Monday, October 17, 2016
Review: Now I'm Catching On (2016)
Name-dropping time, at least for my Canadian friends.
I actually worked a couple of games with Bob Cole - as a statistician.
I helped out the NHL's public relations department at the Eastern Conference Finals between Montreal and Philadelphia in Philadelphia in 1989. In that role, I supplied information to Bob and Scotty Bowman, the commentator for those games.
Two of the things I remember about those games is that, one, Bob Cole was a very nice man who did his job well. It was fun to sit next to him as he worked, eliminating the television set as the middle man. Then there's, two, the fact that he's the last man I ever saw use a cigarette holder. It's funny what sticks to your memory.
Naturally, I've had another relationship with Bob over the years that's much more common - listener and fan. He's done a lot of hockey over the years, and I've gotten to see some of it from my perch on the border. So it was with some interest that I read his autobiography, "Now I'm Catching On."
It's a little difficult to draw a comparison between Cole and a United States sports announcer. Hockey has such a valued place in Canada's culture, and Cole has done a ton of big games over the years. Maybe Al Michaels would be a good dance partner, since he's been a national voice for our fun and games for many years on this side of the border.

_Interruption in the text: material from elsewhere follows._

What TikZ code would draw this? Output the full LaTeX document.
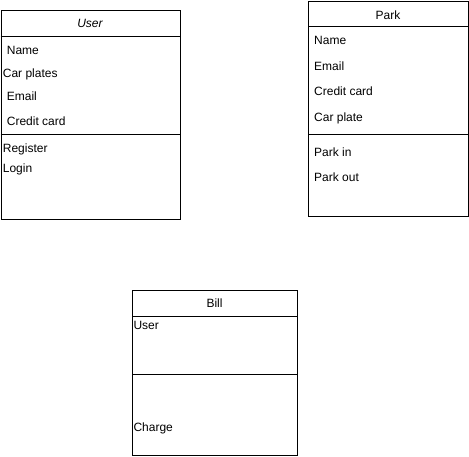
\documentclass[tikz,border=0pt]{standalone}
\usepackage{fontspec}
\setmainfont{Liberation Sans}
\usetikzlibrary{positioning}
\tikzset{
    classbox/.style = {rectangle, draw=black, line width=1pt, anchor=north west, inner sep=0pt},
    member/.style = {anchor=base west, inner sep=0pt, font=\fontsize{12}{14}\selectfont},
    classname/.style = {member, anchor=base},
    divider/.style = {draw=black, line width=1pt}
}

\begin{document}
\begin{tikzpicture}[x=1pt, y=-1pt]
    \useasboundingbox (0,0) rectangle (469,456);

    % User
    \node [classbox, minimum width=179pt, minimum height=209pt] (user) at (0.5,10) {};
    \node [classname, font=\fontsize{12}{14}\selectfont\itshape] (usertitle) at (90,27) {User};
    \node [member] (username) at (6.7,54) {Name};
    \node [member] (userplates) at (2.7,77) {Car plates};
    \node [member] (useremail) at (6.7,100) {Email};
    \node [member] (usercard) at (6.7,125) {Credit card};
    \node [member] (userregister) at (2.7,152.5) {Register};
    \node [member] (userlogin) at (2.7,172) {Login};
    \draw [divider] (user.west |- 0,36) -- (user.east |- 0,36);
    \draw [divider] (user.west |- 0,134) -- (user.east |- 0,134);

    % Park
    \node [classbox, minimum width=160pt, minimum height=215pt] (park) at (308,1) {};
    \node [classname] (parktitle) at (388,19) {Park};
    \node [member] (parkname) at (314,44) {Name};
    \node [member] (parkemail) at (314,70) {Email};
    \node [member] (parkcard) at (314,95.5) {Credit card};
    \node [member] (parkplate) at (314,121.5) {Car plate};
    \node [member] (parkin) at (314,156) {Park in};
    \node [member] (parkout) at (314,181.5) {Park out};
    \draw [divider] (park.west |- 0,26) -- (park.east |- 0,26);
    \draw [divider] (park.west |- 0,134) -- (park.east |- 0,134);

    % Bill
    \node [classbox, minimum width=165pt, minimum height=165pt] (bill) at (132,290) {};
    \node [classname] (billtitle) at (214.5,307.5) {Bill};
    \node [member] (billuser) at (133.3,329) {User};
    \node [member] (billcharge) at (133.3,431) {Charge};
    \draw [divider] (bill.west |- 0,316) -- (bill.east |- 0,316);
    \draw [divider] (bill.west |- 0,374) -- (bill.east |- 0,374);
\end{tikzpicture}
\end{document}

Perhaps the most surprising part of this book is that it takes Cole quite a while to get into the tales of the hockey broadcasting business - almost 100 pages in a book that checks in at 244 pages of text. There are stories about growing up in Newfoundland (he never left), stories about flying, stories about entering the salmon business and curling and dogs, and so on. It's good to get to know more about the subject of the book, although it will be easy for some people to think, "OK, get to the full stuff already."
Luckily, the stories do come. Cole did the Summit Series of 1972 on radio, a couple of Olympics, and plenty of other big games. He tells about how Joe Sakic used to rub his cap for luck before each game of the 2002 Olympics, and Sakic ended up as the star of the Games as Canada finally won the gold medal. There are tales about Wayne Gretzky, thoughtful and polite behind the scenes even when no one is looking. Harold Ballard, the late Leafs' owner who could be a little, um, eccentric, comes off well. Admittedly, Cole's job description did not include making enemies, so he saw the best in people. But even so, there are no axes to grind here.
Sportscasting at that level isn't easy, particularly in terms of raising a family. That's particularly true for someone who lived full-time a few hours by plane of significant events. But he seems to have made it work, in part because he loved the business so much. Cole writes about how much of it a thrill it is to have an office at a hockey rink, and a game still gets him excited to this day - 50 years later.
Fans of Cole certainly will enjoy "Now I'm Catching On." It's not profound or heavy reading, but merely a pleasant read about a pleasant man.